Qu’est-ce que la téléphonie par IP ?

La téléphonie par IP, ou VoIP (Voice over internet Protocol) permet d’acheminer des appels par le web au lieu de les faire passer par une ligne classique des grandes sociétés de télécommunications comme Bell ou Telus. Les appels sont associés à un numéro de téléphone, mais ils passent par un modem internet. Le service permet d’obtenir une ligne résidentielle jusqu’à cinq fois moins chère. Mais comme les appels ne passent pas par le réseau téléphonique local, les appels vers le 911 ne peuvent pas être acheminés directement à la centrale d’appels d’urgence la plus proche. Les sociétés de téléphonie IP passent donc des contrats avec des centres d’appels spécialisés.
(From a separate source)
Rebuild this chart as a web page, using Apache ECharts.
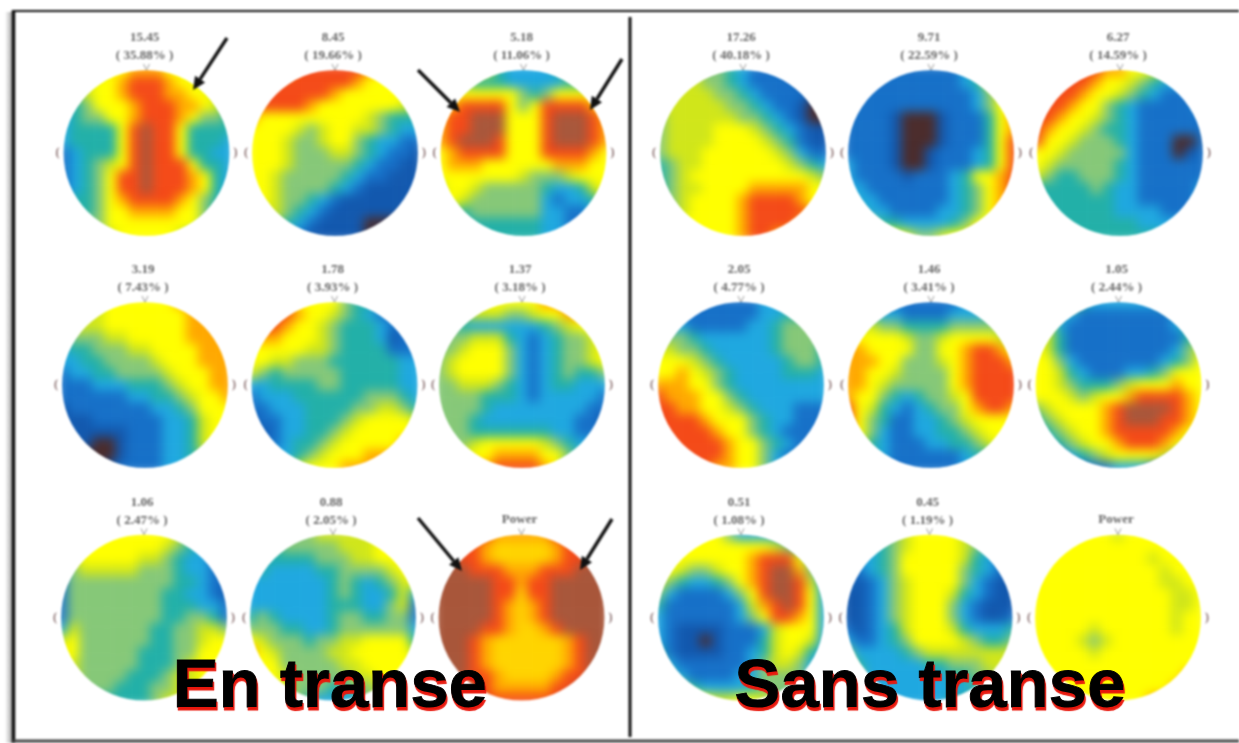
<!DOCTYPE html>
<html>
<head>
<meta charset="utf-8">
<title>En transe / Sans transe</title>
<script src="https://cdn.jsdelivr.net/npm/echarts@6/dist/echarts.min.js"></script>
<style>
html, body { margin: 0; padding: 0; background: #fff; overflow: hidden; }
.layer { position: absolute; left: 0; top: 0; width: 1239px; height: 743px; }
#heat { filter: blur(5.5px); }
#ink { filter: blur(1px); }
#names { filter: blur(0.3px); }
</style>
</head>
<body>
<div id="heat" class="layer"></div>
<div id="ink" class="layer"></div>
<div id="names" class="layer"></div>
<script>
// niveaux : 0 brun foncé, 1-3 bleus, 4 turquoise, 5-6 verts, 7 jaune, y jaune orangé, 8 orange, 9 rouge, a brun rouge
var levelColors = ['#4a2b2b', '#1258ae', '#1670c8', '#1fa8e0', '#22b0a8', '#86c878', '#d0e61a', '#ffff00', '#ffa800', '#f44a18', '#a8563a'];

var map1 = ["..56778887765..", ".5677899987765.", "456778999887764", "445777899988764", "345577899987554", "3444479a9974444", "3444479a9974443", "2344479a9974433", "2345679a9997443", "2345799a9998743", "2345799a9998743", "344578999987543", "344577888877543", ".4557777777754.", "..55677777655.."];
var map2 = ["..78999999877..", ".8999999987777.", "899999987777776", "899998777777765", "877777777765444", "777765677665433", "777655677543322", "777655566543221", "777655555432211", "776555554322111", "776555543211111", "776554321111111", "766543211111111", ".6543211110001.", "..43211111011.."];
var map3 = ["..57643333467..", ".6544433333444.", "677777754577776", "789999757999987", "899aaa7779aaa98", "899aaa7779aaa98", "89aaa97779aaa98", "789999777999987", "788877777788877", "777777765556777", "677655555433467", "776555555323346", "554555555332234", ".4444444433223.", "..44444443323.."];
var map4 = ["..66554322222..", ".6665543222211.", "666665543222210", "666666554322100", "566666655432100", "566667776543211", "566667777654211", "566677777765322", "456677777776543", "456777777777765", "456677778888877", "556777789999877", "656777789999987", ".6777778999987.", "..77777899887.."];
var map5 = ["..22222222346..", ".2222222223467.", "222222222223567", "222222222223577", "222210001222478", "222210001222478", "222210001222479", "222210012223479", "322210012223479", "322221222347789", "332222222345789", "433222222345788", "543322223345788", ".6544333345778.", "..77765567788.."];
var map6 = ["..99998877654..", ".9999877654333.", "999987765432223", "999877543222223", "998776543222222", "987765443222222", "977655543222002", "776555553222012", "765555543222222", "654455543222222", "444445433222223", "444444433222223", "444444433332223", ".4444444433333.", "..44444444433.."];
var map7 = ["..66777777888..", ".6667777777888.", "566677777778888", "455566777778888", "344555667777888", "334455556777888", "233445555677788", "222333444567788", "222222334456778", "122222223345777", "111222222334677", "211111222334677", "211001222334677", ".1000122233456.", "..00122223345.."];
var map8 = ["..78777754433..", ".8998776543222.", "899877654443223", "888777654443122", "777776654444222", "776655544444433", "654555554444433", "334444554444433", "233344444455543", "223334444556654", "122334445677776", "212334456777777", "222344567777788", ".3334567778888.", "..34677788888.."];
var map9 = ["..66777778898..", ".5566655677888.", "554333333456778", "555666432345567", "556777532345567", "567777532345567", "567777532345445", "556665432344333", "555544432333332", "555543333333322", "555433333333221", "555444444433222", "555677777654332", ".5677888877543.", "..78899998743.."];
var map10 = ["..22222223334..", ".3222222233444.", "333222223345555", "555433333345555", "665543333345554", "777654333334554", "778765433334443", "888775433333333", "988877543333333", "998877654333222", "999987775433222", "999998775432222", "999999877543222", ".9999987753222.", "..99988775332.."];
var map11 = ["..32222222333..", ".5433222233345.", "666554444555554", "777776556777765", "887777557789987", "888775556789998", "887765555789999", "887655555789999", "877543455679999", "976432345578998", "975422334567777", "875322334456777", "764322233445676", ".5432222223445.", "..32222222334.."];
var map12 = ["..76433333345..", ".7432222222234.", "763222222222345", "764222222222245", "764222222222356", "775322222223457", "776432223345777", "776544456777877", "777656778999987", "56777789aaaa987", "45677789aaa9987", "345677899999876", "234567789998765", ".2234567777653.", "..22222333222.."];
var map13 = ["..67777777643..", ".6777777765432.", "567777766543321", "356666655543321", "255555555544322", "255555555443321", "255555555444332", "255555555445542", "365555554455665", "675555554455677", "775555544455777", "765555544456777", "665555444566777", ".5555444556677.", "..44444456677.."];
var map14 = ["..55556666677..", ".4455555666777.", "444444555667777", "343333445555677", "333333345434567", "333333345433463", "333333344433562", "454333345544552", "555443345555553", "765554556677774", "876555566777776", "777555556677777", "777655555667777", ".7765554455677.", "..66543333566.."];
var map15 = ["..a998888899a..", ".a998yyyyy899a.", "aa998yyyyy899aa", "aaa999888999aaa", "aaaaa99899aaaaa", "aaaaa99y99aaaaa", "aaaaa98y89aaaaa", "aaaaa98y89aaaaa", "aaaa998yy89aaaa", "aaa98yyyyyy89aa", "aaa98yyyyyy89aa", "aaa98yyyyyy89aa", "aaa998yyyy899aa", ".aa998888899aa.", "..aa9999999aa.."];
var map16 = ["..67775333344..", ".6777777776543.", "677777778999753", "7765567789aa853", "6543345789aa963", "5322223579aa973", "42222223689a973", "322222235799873", "321111222367773", "321101222467763", "421111223467643", "532222223566533", "743222233555533", ".7543333455543.", "..77766776543.."];
var map17 = ["..34567777654..", ".3345677776543.", "333457777764322", "223457777754321", "212356777753211", "112356777643211", "112356777532111", "112356777532112", "212346777643334", "322345777765445", "533334566666666", "643333344555666", "753333333445566", ".4333333333455.", "..33333334455.."];
var map18 = ["..77777677777..", ".7777777777777.", "777777777767777", "777777777776777", "777777777776677", "777777777777667", "777777777777667", "777777777777677", "777776777777677", "777765677777777", "777776777777777", "777777777777777", "777777777777787", ".7777777777787.", "..77777777887.."];

var mapRows = [map1, map2, map3, map7, map8, map9, map13, map14, map15, map4, map5, map6, map10, map11, map12, map16, map17, map18];

var mapValues = ['15.45', '8.45', '5.18', '3.19', '1.78', '1.37', '1.06', '0.88', 'Power', '17.26', '9.71', '6.27', '2.05', '1.46', '1.05', '0.51', '0.45', 'Power'];
var mapShares = ['( 35.88% )', '( 19.66% )', '( 11.06% )', '( 7.43% )', '( 3.93% )', '( 3.18% )', '( 2.47% )', '( 2.05% )', '', '( 40.18% )', '( 22.59% )', '( 14.59% )', '( 4.77% )', '( 3.41% )', '( 2.44% )', '( 1.08% )', '( 1.19% )', ''];

// centres des cercles
var centerX = [146.5, 335, 523.5, 145, 334.5, 522, 144, 333, 521.5, 743, 931, 1120, 741, 931, 1118.5, 741, 929.5, 1118];
var centerY = [153, 153, 153, 385, 385, 385, 617.5, 617.5, 617.5, 153, 153, 153, 385, 385, 385, 617.5, 617.5, 617.5];
var radius = 83;
var gridHalf = 88;

var arrowLines = [
    [[227, 38], [193, 90]],
    [[418, 70], [460, 112]],
    [[622, 59], [590, 110]],
    [[418, 518], [462, 571]],
    [[612, 519], [580, 570]]
];

var cellIndex = [];
for (let i = 0; i < 15; i++) cellIndex.push(i);

function levelOf(c) {
    return c === 'y' ? 7.5 : parseInt(c, 16);
}

var grids = [], xAxes = [], yAxes = [], series = [];
mapRows.forEach(function (rows, m) {
    let data = [];
    rows.forEach(function (row, y) {
        let filled = row.replace(/\./g, '');
        row.split('').forEach(function (c, x) {
            // les coins restent remplis pour que le flou ne pâlisse pas le bord
            let v = c === '.' ? levelOf(filled.charAt(x < 7 ? 0 : filled.length - 1)) : levelOf(c);
            data.push([x, y, v]);
        });
    });
    grids.push({ left: centerX[m] - gridHalf, top: centerY[m] - gridHalf, width: gridHalf * 2, height: gridHalf * 2 });
    xAxes.push({ type: 'category', gridIndex: m, data: cellIndex, show: false });
    yAxes.push({ type: 'category', gridIndex: m, data: cellIndex, show: false, inverse: true });
    series.push({ type: 'heatmap', xAxisIndex: m, yAxisIndex: m, data: data, progressive: 0, animation: false });
});

var heatChart = echarts.init(document.getElementById('heat'));
heatChart.setOption({
    animation: false,
    grid: grids,
    xAxis: xAxes,
    yAxis: yAxes,
    visualMap: {
        type: 'continuous',
        show: false,
        min: 0,
        max: 10,
        dimension: 2,
        inRange: { color: levelColors }
    },
    series: series
});

// masque blanc percé d'un trou par cercle
var HoleMask = echarts.graphic.extendShape({
    shape: { x: 0, y: 0, width: 1239, height: 743 },
    buildPath: function (ctx, shape) {
        ctx.moveTo(shape.x, shape.y);
        ctx.lineTo(shape.x + shape.width, shape.y);
        ctx.lineTo(shape.x + shape.width, shape.y + shape.height);
        ctx.lineTo(shape.x, shape.y + shape.height);
        ctx.closePath();
        centerX.forEach(function (cx, m) {
            ctx.moveTo(cx + radius, centerY[m]);
            ctx.arc(cx, centerY[m], radius, 0, Math.PI * 2, true);
            ctx.closePath();
        });
    }
});
echarts.graphic.registerShape('holeMask', HoleMask);

var inkItems = [{ type: 'holeMask', shape: { x: 0, y: 0, width: 1239, height: 743 }, style: { fill: '#fff' }, z: 1 }];
mapRows.forEach(function (rows, m) {
    let top = centerY[m] - radius;
    let labelFont = 'bold 13px "Liberation Serif"';
    if (mapShares[m]) {
        inkItems.push({ type: 'text', x: centerX[m] - 2, y: top - 32, z: 3, style: { text: mapValues[m], font: labelFont, fill: '#666', align: 'center', verticalAlign: 'middle' } });
        inkItems.push({ type: 'text', x: centerX[m] - 2, y: top - 14, z: 3, style: { text: mapShares[m], font: labelFont, fill: '#666', align: 'center', verticalAlign: 'middle' } });
    } else {
        inkItems.push({ type: 'text', x: centerX[m] - 2, y: top - 15, z: 3, style: { text: mapValues[m], font: labelFont, fill: '#666', align: 'center', verticalAlign: 'middle' } });
    }
    inkItems.push({ type: 'text', x: centerX[m] - radius - 6, y: centerY[m], z: 3, style: { text: '(', font: 'bold 12px "Liberation Serif"', fill: '#8a7070', align: 'center', verticalAlign: 'middle' } });
    inkItems.push({ type: 'text', x: centerX[m] + radius + 6, y: centerY[m], z: 3, style: { text: ')', font: 'bold 12px "Liberation Serif"', fill: '#8a7070', align: 'center', verticalAlign: 'middle' } });
    inkItems.push({
        type: 'polyline',
        shape: { points: [[centerX[m] - 3, top - 6], [centerX[m], top], [centerX[m] + 3, top - 6]] },
        style: { stroke: '#999', lineWidth: 1, fill: 'none' },
        z: 3
    });
});
arrowLines.forEach(function (a) {
    let dx = a[1][0] - a[0][0], dy = a[1][1] - a[0][1];
    let len = Math.sqrt(dx * dx + dy * dy);
    let ux = dx / len, uy = dy / len;
    let bx = a[1][0] - ux * 13, by = a[1][1] - uy * 13;
    inkItems.push({
        type: 'line',
        shape: { x1: a[0][0], y1: a[0][1], x2: bx, y2: by },
        style: { stroke: '#111', lineWidth: 3.4 },
        z: 4
    });
    inkItems.push({
        type: 'polygon',
        shape: { points: [a[1], [bx - uy * 6, by + ux * 6], [bx + uy * 6, by - ux * 6]] },
        style: { fill: '#111' },
        z: 4
    });
});
// cadre
inkItems.push({ type: 'rect', shape: { x: 5, y: 12, width: 7, height: 731 }, style: { fill: { type: 'linear', x: 0, y: 0, x2: 1, y2: 0, colorStops: [{ offset: 0, color: '#fff' }, { offset: 1, color: '#aaa' }] } }, z: 2 });
inkItems.push({ type: 'line', shape: { x1: 13, y1: 11, x2: 1239, y2: 11 }, style: { stroke: '#111', lineWidth: 2 }, z: 5 });
inkItems.push({ type: 'line', shape: { x1: 13.5, y1: 10, x2: 13.5, y2: 743 }, style: { stroke: '#111', lineWidth: 3.5 }, z: 5 });
inkItems.push({ type: 'line', shape: { x1: 630, y1: 17, x2: 630, y2: 737 }, style: { stroke: '#111', lineWidth: 3 }, z: 5 });
inkItems.push({ type: 'line', shape: { x1: 13, y1: 741, x2: 1239, y2: 741 }, style: { stroke: '#444', lineWidth: 3 }, z: 5 });

var inkChart = echarts.init(document.getElementById('ink'));
inkChart.setOption({ animation: false, graphic: { elements: inkItems } });

var nameTexts = ['En transe', 'Sans transe'];
var nameX = [330, 930];
var namesChart = echarts.init(document.getElementById('names'));
namesChart.setOption({
    animation: false,
    graphic: {
        elements: nameTexts.map(function (t, i) {
            return {
                type: 'text',
                x: nameX[i],
                y: 722,
                style: {
                    text: t,
                    font: 'bold 69px "Liberation Sans"',
                    fill: '#000',
                    stroke: '#000',
                    lineWidth: 1,
                    align: 'center',
                    verticalAlign: 'bottom',
                    textShadowColor: '#e8170c',
                    textShadowOffsetX: 1,
                    textShadowOffsetY: 3,
                    textShadowBlur: 1,
                    shadowColor: '#e8170c',
                    shadowOffsetX: 1,
                    shadowOffsetY: 3,
                    shadowBlur: 1
                }
            };
        })
    }
});
</script>
</body>
</html>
Quand ils reçoivent un appel, les agents doivent discuter avec le client pour savoir à quelle centrale transmettre l’appel : à Montréal, Québec, Toronto ? L’entreprise ontarienne Northern 911, qui dessert la plupart des sociétés de téléphonie IP au Canada, a aussi des clients aux États-Unis.

Une version antérieure de cet article laissait entendre que Saint-Jean-Port-Joli se trouve dans le Bas-Saint-Laurent. La municipalité est en fait dans les limites de la région Chaudière-Appalaches.